I think that inactivity is a dumbing down of the brain. I haven’t been able to do much with the knee thing, back thing, ass thing going on and I’m really feeling stupid. There just doesn’t seem to be much going on in the deep recesses of my cerebellum. Couch potatoes must be morons.
I started doing stuff last week, cooking mostly and dishes but was told by my visiting nurse and Sarah not do so much and ask for help. I don’t know why but I hate asking for help. As Sarah used to say when she was little “I do it by myself”.
I find it odd that with such an empty head you would think I would be able to remember things better. There’s not so much to get in the way of my memory but alas my memory still sucks.

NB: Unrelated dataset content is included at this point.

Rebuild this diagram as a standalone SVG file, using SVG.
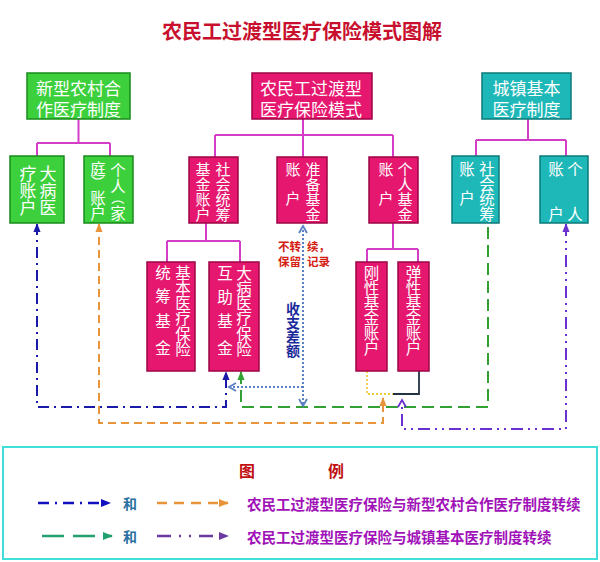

Anyway, I’m trying to think of activities besides reading and television to get my brain going again. Knitting and puzzles just don’t cut it for me right now. I’m thinking I might try my hand at art.
Art is the process or product of deliberately arranging elements in a way that appeals to the senses or emotions. (Wiki)
That sentence is way over my empty brain. The question is “What appeals to one person may not appeal to another.” So if it doesn’t appeal to everyone is it still art? I actally don’t know what I am writing about anymore.
I have this watercolor kit I bought a while back. I think I may try my hand at. I just wish I didn’t draw like a 5 year old.
I really have no idea what this post is about. Oh, so if I arranged chocolate on a plate would that be art. It sure appeals to my senses and emotions.